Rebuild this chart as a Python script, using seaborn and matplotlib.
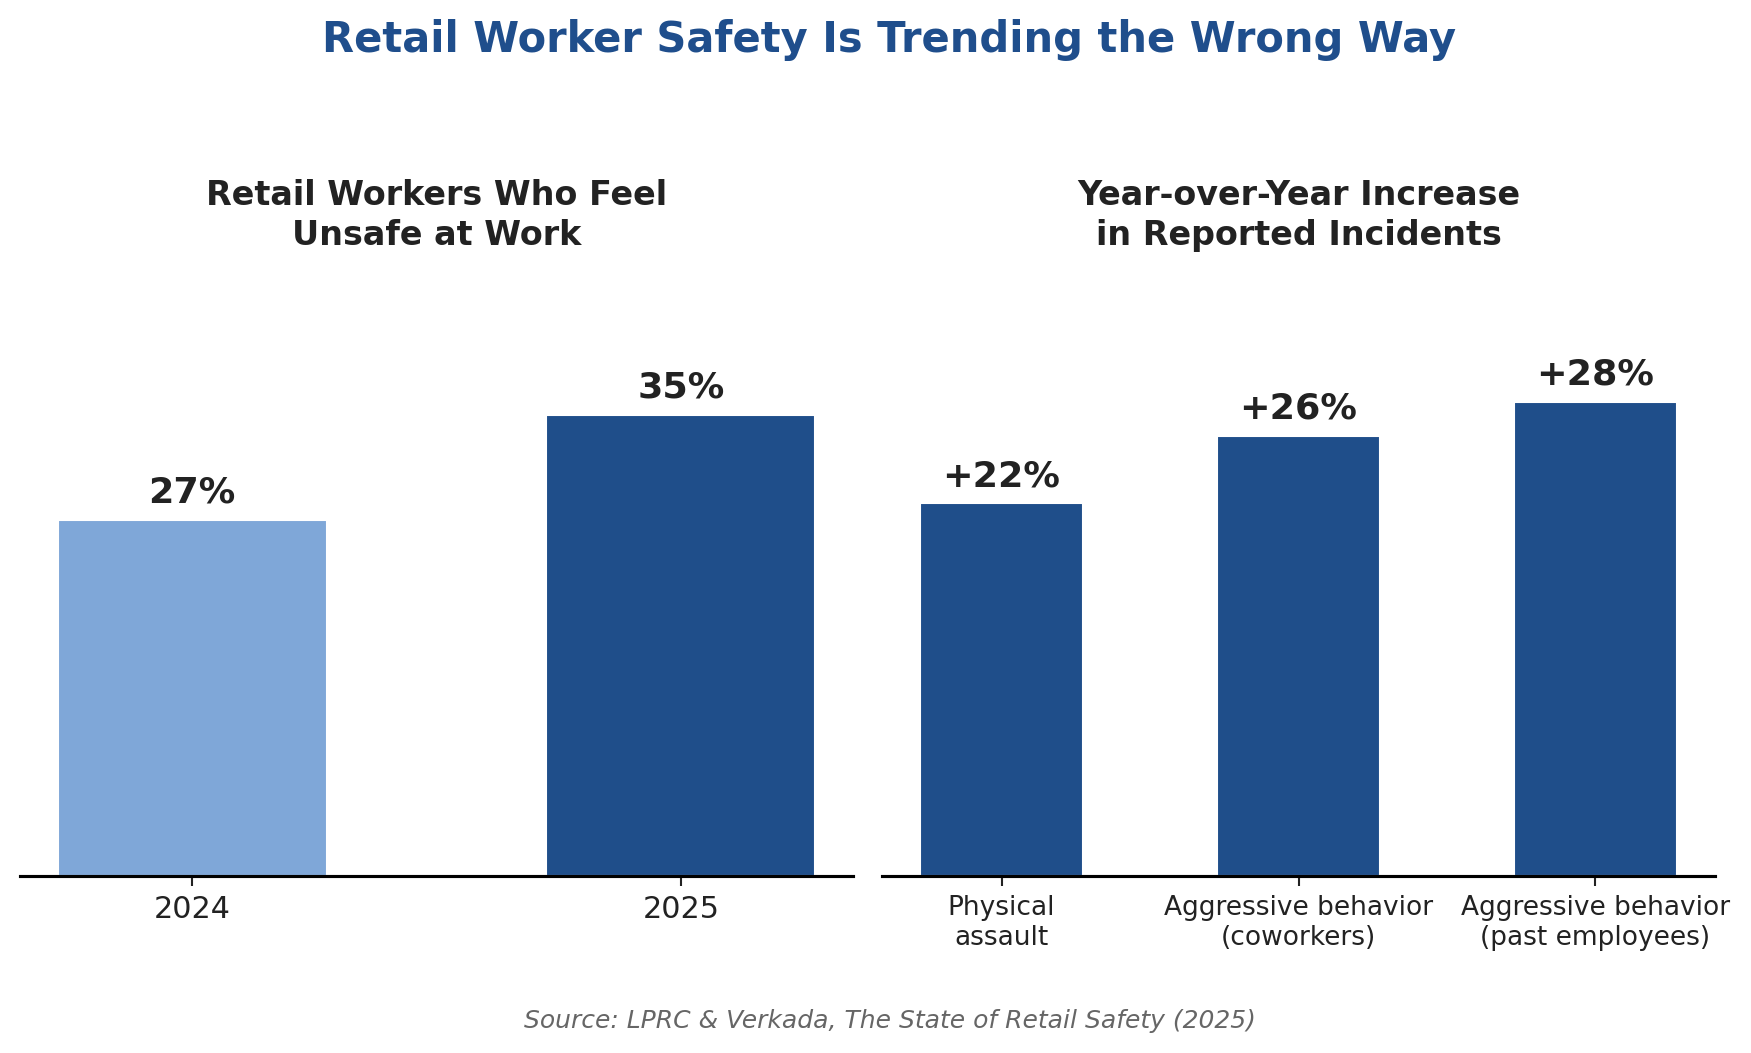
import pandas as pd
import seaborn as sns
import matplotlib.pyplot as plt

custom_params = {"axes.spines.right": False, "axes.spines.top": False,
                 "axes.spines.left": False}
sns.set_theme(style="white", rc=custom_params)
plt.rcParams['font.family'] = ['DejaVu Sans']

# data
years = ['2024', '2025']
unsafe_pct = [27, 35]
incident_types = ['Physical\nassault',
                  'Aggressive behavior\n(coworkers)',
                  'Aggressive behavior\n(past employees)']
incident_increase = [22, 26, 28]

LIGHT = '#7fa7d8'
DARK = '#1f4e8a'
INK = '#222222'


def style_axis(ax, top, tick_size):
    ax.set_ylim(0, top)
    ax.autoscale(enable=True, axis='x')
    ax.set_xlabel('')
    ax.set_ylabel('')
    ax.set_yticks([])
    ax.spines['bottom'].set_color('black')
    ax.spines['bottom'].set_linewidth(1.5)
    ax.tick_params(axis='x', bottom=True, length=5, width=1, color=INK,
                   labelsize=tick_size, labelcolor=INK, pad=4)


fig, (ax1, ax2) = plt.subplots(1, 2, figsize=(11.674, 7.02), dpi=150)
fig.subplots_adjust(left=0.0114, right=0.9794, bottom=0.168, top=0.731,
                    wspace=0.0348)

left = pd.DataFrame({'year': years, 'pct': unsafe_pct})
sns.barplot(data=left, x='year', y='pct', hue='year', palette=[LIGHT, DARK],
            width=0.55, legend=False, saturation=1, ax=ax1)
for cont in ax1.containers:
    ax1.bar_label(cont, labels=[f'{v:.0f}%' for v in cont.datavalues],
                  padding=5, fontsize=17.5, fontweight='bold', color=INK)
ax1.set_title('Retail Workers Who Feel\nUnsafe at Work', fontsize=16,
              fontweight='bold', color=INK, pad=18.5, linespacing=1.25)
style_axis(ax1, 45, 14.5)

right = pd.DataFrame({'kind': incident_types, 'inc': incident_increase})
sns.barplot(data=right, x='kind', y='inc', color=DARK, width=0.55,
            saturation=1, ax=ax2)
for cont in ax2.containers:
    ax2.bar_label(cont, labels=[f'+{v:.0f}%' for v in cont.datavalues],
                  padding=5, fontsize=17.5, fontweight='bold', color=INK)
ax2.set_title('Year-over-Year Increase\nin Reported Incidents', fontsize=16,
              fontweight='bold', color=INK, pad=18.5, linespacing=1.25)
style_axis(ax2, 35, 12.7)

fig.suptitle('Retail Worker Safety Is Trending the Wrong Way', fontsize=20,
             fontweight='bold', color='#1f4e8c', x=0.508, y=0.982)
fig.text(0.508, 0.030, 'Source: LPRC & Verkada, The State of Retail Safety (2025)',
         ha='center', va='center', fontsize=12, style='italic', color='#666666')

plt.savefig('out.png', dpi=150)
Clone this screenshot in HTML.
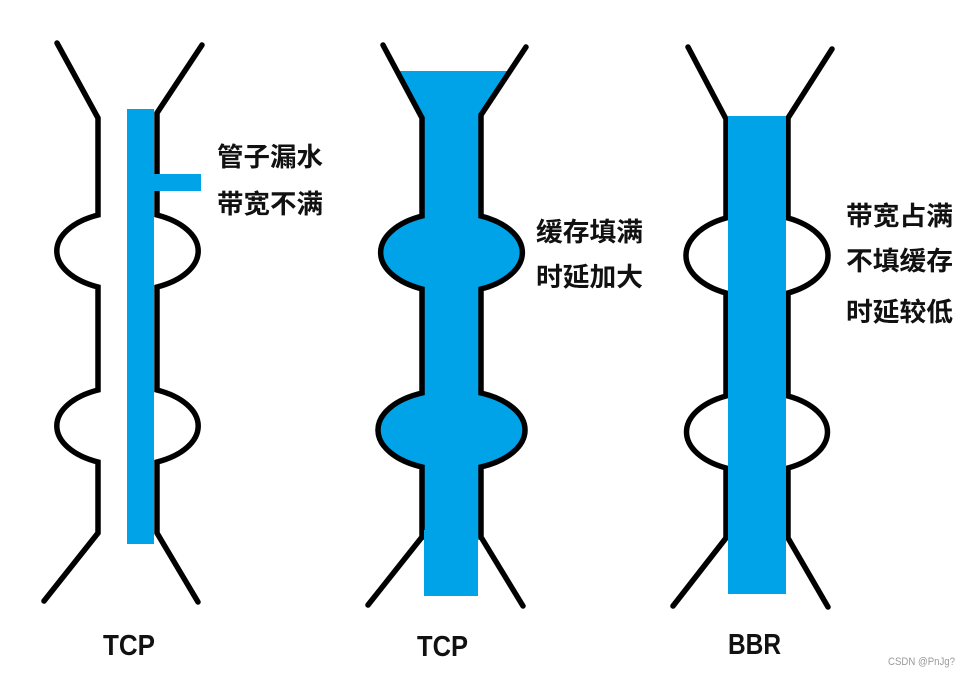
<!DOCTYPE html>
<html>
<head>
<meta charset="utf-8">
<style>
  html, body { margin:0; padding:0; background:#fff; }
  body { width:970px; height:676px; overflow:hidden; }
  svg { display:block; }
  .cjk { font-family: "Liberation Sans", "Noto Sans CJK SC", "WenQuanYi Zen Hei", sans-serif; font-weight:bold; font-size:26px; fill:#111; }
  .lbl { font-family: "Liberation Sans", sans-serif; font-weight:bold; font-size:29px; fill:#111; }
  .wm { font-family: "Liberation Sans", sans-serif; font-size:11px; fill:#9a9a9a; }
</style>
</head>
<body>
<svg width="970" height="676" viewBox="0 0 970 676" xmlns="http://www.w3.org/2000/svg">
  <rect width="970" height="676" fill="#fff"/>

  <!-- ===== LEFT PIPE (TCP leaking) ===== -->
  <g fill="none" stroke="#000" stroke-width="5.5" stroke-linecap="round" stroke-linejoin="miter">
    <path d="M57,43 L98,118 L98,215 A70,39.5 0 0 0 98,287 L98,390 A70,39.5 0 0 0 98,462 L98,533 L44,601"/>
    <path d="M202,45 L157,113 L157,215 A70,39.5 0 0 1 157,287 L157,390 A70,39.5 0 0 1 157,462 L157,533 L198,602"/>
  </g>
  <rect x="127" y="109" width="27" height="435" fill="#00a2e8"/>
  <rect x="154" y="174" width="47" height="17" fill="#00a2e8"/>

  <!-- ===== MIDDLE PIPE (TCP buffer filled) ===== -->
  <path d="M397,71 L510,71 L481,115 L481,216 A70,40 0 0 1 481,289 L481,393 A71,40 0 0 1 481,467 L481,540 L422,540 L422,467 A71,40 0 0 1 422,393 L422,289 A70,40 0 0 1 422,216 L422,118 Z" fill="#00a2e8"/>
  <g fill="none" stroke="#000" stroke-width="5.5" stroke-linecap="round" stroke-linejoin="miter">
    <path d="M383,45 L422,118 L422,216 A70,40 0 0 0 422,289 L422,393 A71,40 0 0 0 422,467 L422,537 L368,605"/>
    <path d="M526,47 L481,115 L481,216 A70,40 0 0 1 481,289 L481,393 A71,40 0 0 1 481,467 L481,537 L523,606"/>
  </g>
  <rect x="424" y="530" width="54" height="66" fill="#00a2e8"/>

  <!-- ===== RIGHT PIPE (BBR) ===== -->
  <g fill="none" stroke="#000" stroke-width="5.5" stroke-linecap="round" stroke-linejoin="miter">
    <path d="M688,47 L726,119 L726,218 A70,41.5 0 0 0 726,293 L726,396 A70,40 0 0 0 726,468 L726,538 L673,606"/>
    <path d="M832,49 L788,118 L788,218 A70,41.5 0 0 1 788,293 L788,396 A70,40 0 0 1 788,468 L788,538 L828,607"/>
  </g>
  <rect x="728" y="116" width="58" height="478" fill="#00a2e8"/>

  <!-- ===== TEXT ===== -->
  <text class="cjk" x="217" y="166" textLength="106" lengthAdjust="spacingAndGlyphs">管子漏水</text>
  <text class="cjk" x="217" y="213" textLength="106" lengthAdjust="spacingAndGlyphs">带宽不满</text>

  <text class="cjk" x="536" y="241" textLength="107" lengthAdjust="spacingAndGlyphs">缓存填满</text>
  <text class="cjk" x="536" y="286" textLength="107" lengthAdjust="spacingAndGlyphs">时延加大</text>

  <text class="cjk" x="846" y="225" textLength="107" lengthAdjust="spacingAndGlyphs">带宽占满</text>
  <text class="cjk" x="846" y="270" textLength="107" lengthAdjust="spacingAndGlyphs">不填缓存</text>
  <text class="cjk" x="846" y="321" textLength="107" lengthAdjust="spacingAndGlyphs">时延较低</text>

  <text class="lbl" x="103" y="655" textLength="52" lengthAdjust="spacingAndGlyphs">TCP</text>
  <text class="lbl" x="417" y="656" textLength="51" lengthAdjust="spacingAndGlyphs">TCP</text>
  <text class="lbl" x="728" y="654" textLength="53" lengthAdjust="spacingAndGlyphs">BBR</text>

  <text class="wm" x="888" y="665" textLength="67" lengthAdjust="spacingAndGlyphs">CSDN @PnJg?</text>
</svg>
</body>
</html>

PROBLEM TO SOLVE >> Exclude the pictures and transcribe all of the entries exactly.

COMPLETED TASK >>
Rebuild this chart as a Python script, using seaborn and matplotlib.
import pandas as pd
import seaborn as sns
import matplotlib.pyplot as plt

custom_params = {"axes.spines.right": False, "axes.spines.top": False,
                 "axes.spines.left": False}
sns.set_theme(style="white", rc=custom_params)
plt.rcParams['font.family'] = ['DejaVu Sans']

# data
years = ['2024', '2025']
unsafe_pct = [27, 35]
incident_types = ['Physical\nassault',
                  'Aggressive behavior\n(coworkers)',
                  'Aggressive behavior\n(past employees)']
incident_increase = [22, 26, 28]

LIGHT = '#7fa7d8'
DARK = '#1f4e8a'
INK = '#222222'


def style_axis(ax, top, tick_size):
    ax.set_ylim(0, top)
    ax.autoscale(enable=True, axis='x')
    ax.set_xlabel('')
    ax.set_ylabel('')
    ax.set_yticks([])
    ax.spines['bottom'].set_color('black')
    ax.spines['bottom'].set_linewidth(1.5)
    ax.tick_params(axis='x', bottom=True, length=5, width=1, color=INK,
                   labelsize=tick_size, labelcolor=INK, pad=4)


fig, (ax1, ax2) = plt.subplots(1, 2, figsize=(11.674, 7.02), dpi=150)
fig.subplots_adjust(left=0.0114, right=0.9794, bottom=0.168, top=0.731,
                    wspace=0.0348)

left = pd.DataFrame({'year': years, 'pct': unsafe_pct})
sns.barplot(data=left, x='year', y='pct', hue='year', palette=[LIGHT, DARK],
            width=0.55, legend=False, saturation=1, ax=ax1)
for cont in ax1.containers:
    ax1.bar_label(cont, labels=[f'{v:.0f}%' for v in cont.datavalues],
                  padding=5, fontsize=17.5, fontweight='bold', color=INK)
ax1.set_title('Retail Workers Who Feel\nUnsafe at Work', fontsize=16,
              fontweight='bold', color=INK, pad=18.5, linespacing=1.25)
style_axis(ax1, 45, 14.5)

right = pd.DataFrame({'kind': incident_types, 'inc': incident_increase})
sns.barplot(data=right, x='kind', y='inc', color=DARK, width=0.55,
            saturation=1, ax=ax2)
for cont in ax2.containers:
    ax2.bar_label(cont, labels=[f'+{v:.0f}%' for v in cont.datavalues],
                  padding=5, fontsize=17.5, fontweight='bold', color=INK)
ax2.set_title('Year-over-Year Increase\nin Reported Incidents', fontsize=16,
              fontweight='bold', color=INK, pad=18.5, linespacing=1.25)
style_axis(ax2, 35, 12.7)

fig.suptitle('Retail Worker Safety Is Trending the Wrong Way', fontsize=20,
             fontweight='bold', color='#1f4e8c', x=0.508, y=0.982)
fig.text(0.508, 0.030, 'Source: LPRC & Verkada, The State of Retail Safety (2025)',
         ha='center', va='center', fontsize=12, style='italic', color='#666666')

plt.savefig('out.png', dpi=150)
Clone this screenshot in HTML.
<!DOCTYPE html>
<html>
<head>
<meta charset="utf-8">
<style>
  html, body { margin:0; padding:0; background:#fff; }
  body { width:970px; height:676px; overflow:hidden; }
  svg { display:block; }
  .cjk { font-family: "Liberation Sans", "Noto Sans CJK SC", "WenQuanYi Zen Hei", sans-serif; font-weight:bold; font-size:26px; fill:#111; }
  .lbl { font-family: "Liberation Sans", sans-serif; font-weight:bold; font-size:29px; fill:#111; }
  .wm { font-family: "Liberation Sans", sans-serif; font-size:11px; fill:#9a9a9a; }
</style>
</head>
<body>
<svg width="970" height="676" viewBox="0 0 970 676" xmlns="http://www.w3.org/2000/svg">
  <rect width="970" height="676" fill="#fff"/>

  <!-- ===== LEFT PIPE (TCP leaking) ===== -->
  <g fill="none" stroke="#000" stroke-width="5.5" stroke-linecap="round" stroke-linejoin="miter">
    <path d="M57,43 L98,118 L98,215 A70,39.5 0 0 0 98,287 L98,390 A70,39.5 0 0 0 98,462 L98,533 L44,601"/>
    <path d="M202,45 L157,113 L157,215 A70,39.5 0 0 1 157,287 L157,390 A70,39.5 0 0 1 157,462 L157,533 L198,602"/>
  </g>
  <rect x="127" y="109" width="27" height="435" fill="#00a2e8"/>
  <rect x="154" y="174" width="47" height="17" fill="#00a2e8"/>

  <!-- ===== MIDDLE PIPE (TCP buffer filled) ===== -->
  <path d="M397,71 L510,71 L481,115 L481,216 A70,40 0 0 1 481,289 L481,393 A71,40 0 0 1 481,467 L481,540 L422,540 L422,467 A71,40 0 0 1 422,393 L422,289 A70,40 0 0 1 422,216 L422,118 Z" fill="#00a2e8"/>
  <g fill="none" stroke="#000" stroke-width="5.5" stroke-linecap="round" stroke-linejoin="miter">
    <path d="M383,45 L422,118 L422,216 A70,40 0 0 0 422,289 L422,393 A71,40 0 0 0 422,467 L422,537 L368,605"/>
    <path d="M526,47 L481,115 L481,216 A70,40 0 0 1 481,289 L481,393 A71,40 0 0 1 481,467 L481,537 L523,606"/>
  </g>
  <rect x="424" y="530" width="54" height="66" fill="#00a2e8"/>

  <!-- ===== RIGHT PIPE (BBR) ===== -->
  <g fill="none" stroke="#000" stroke-width="5.5" stroke-linecap="round" stroke-linejoin="miter">
    <path d="M688,47 L726,119 L726,218 A70,41.5 0 0 0 726,293 L726,396 A70,40 0 0 0 726,468 L726,538 L673,606"/>
    <path d="M832,49 L788,118 L788,218 A70,41.5 0 0 1 788,293 L788,396 A70,40 0 0 1 788,468 L788,538 L828,607"/>
  </g>
  <rect x="728" y="116" width="58" height="478" fill="#00a2e8"/>

  <!-- ===== TEXT ===== -->
  <text class="cjk" x="217" y="166" textLength="106" lengthAdjust="spacingAndGlyphs">管子漏水</text>
  <text class="cjk" x="217" y="213" textLength="106" lengthAdjust="spacingAndGlyphs">带宽不满</text>

  <text class="cjk" x="536" y="241" textLength="107" lengthAdjust="spacingAndGlyphs">缓存填满</text>
  <text class="cjk" x="536" y="286" textLength="107" lengthAdjust="spacingAndGlyphs">时延加大</text>

  <text class="cjk" x="846" y="225" textLength="107" lengthAdjust="spacingAndGlyphs">带宽占满</text>
  <text class="cjk" x="846" y="270" textLength="107" lengthAdjust="spacingAndGlyphs">不填缓存</text>
  <text class="cjk" x="846" y="321" textLength="107" lengthAdjust="spacingAndGlyphs">时延较低</text>

  <text class="lbl" x="103" y="655" textLength="52" lengthAdjust="spacingAndGlyphs">TCP</text>
  <text class="lbl" x="417" y="656" textLength="51" lengthAdjust="spacingAndGlyphs">TCP</text>
  <text class="lbl" x="728" y="654" textLength="53" lengthAdjust="spacingAndGlyphs">BBR</text>

  <text class="wm" x="888" y="665" textLength="67" lengthAdjust="spacingAndGlyphs">CSDN @PnJg?</text>
</svg>
</body>
</html>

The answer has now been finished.